If you take a boat ride along Chao Praya River either on express boats, you may notice a large Buddhist monastery and a Catholic church sitting on the riverbank. In between the two religious shrines is an old Chinese pagoda believed to be in existence before the founding of Bangkok as the capital 1782. Having a walking tour to visit these three historical places is quite an amazing experience.
We start at the Buddhist monastery. Locally known as Wat Kanlayanamitr, it got its name from the family name of a high ranking government official who donated his land to the monks. King Rama III also added a big Vihara building to house the capital’s biggest Buddha statue. The Buddha statue is highly revered by Chinese people who live in the area. The temple is also home to Thailand’s biggest bell (3.83 m. high and 30 tons).
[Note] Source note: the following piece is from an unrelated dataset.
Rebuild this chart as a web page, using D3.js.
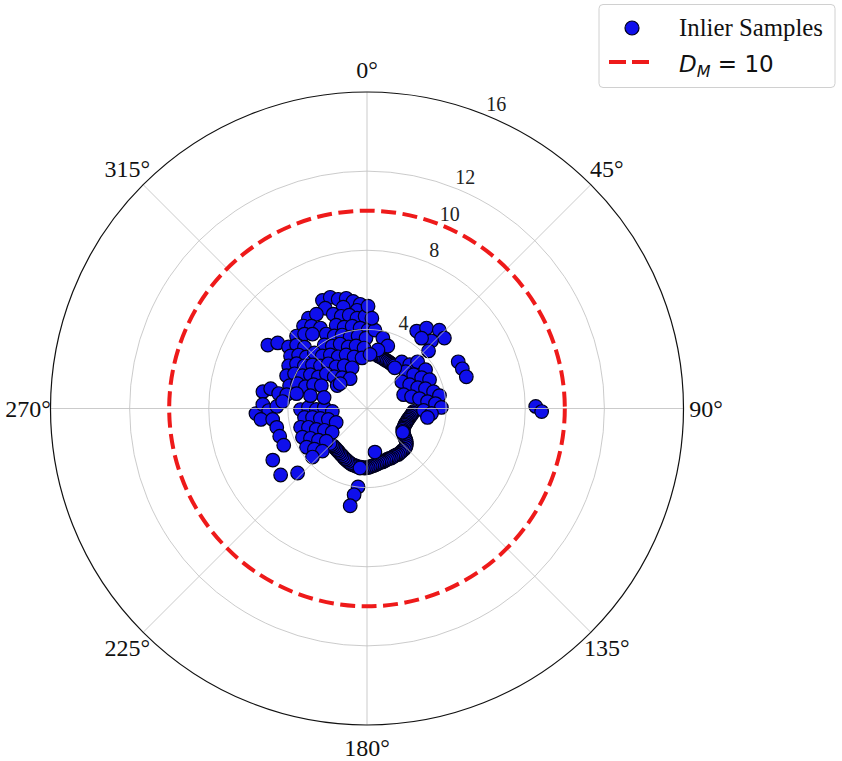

We then proceed along the riverside walkway the Chinese community where the multi-storey pagoda is situated. This area, known as ‘Kudi Chin’ was given to the Chinese and Portuguese community during the reign of King Taksin (1767 – 1782) as a reward for their loyalty. Locally called Kuan An Keng in Chinese, the pagoda was built in 17th century and known for housing the statue of Chinese Goddess Kwan Yin. The Shrine looks amazing from the outside. The carving work above the main entrance of the shrine shows great skill of the artist. Unfortunately, photo taking inside the shrine in prohibited.
Walking a little further from the pagoda, you will see a Catholic church – Santa Cruz Church or the Church of Holy Cross. The Church was also built in 1770 during the reign of King Taksin as the center of Portuguese community near Kudi Chin. However, the church fell in calamity during the reign of King Rama III. It was rebuilt after that and became one of the landmarks on the Chao Praya River.
The Portuguese community here is famous for making an original Thai version of sponge cake. The story has it that the recipe was created by a Portuguese lady who moved from Ayutthaya and resided in this community. The recipe includes a mix of sugar, eggs and flour baked in a special oven that gives the texture of the cake unique. It is crumbly on the outside but soft on the inside. Now, there are only a few shops here that maintains the original recipe.
If you enjoy walking, these 3 places are worth visiting.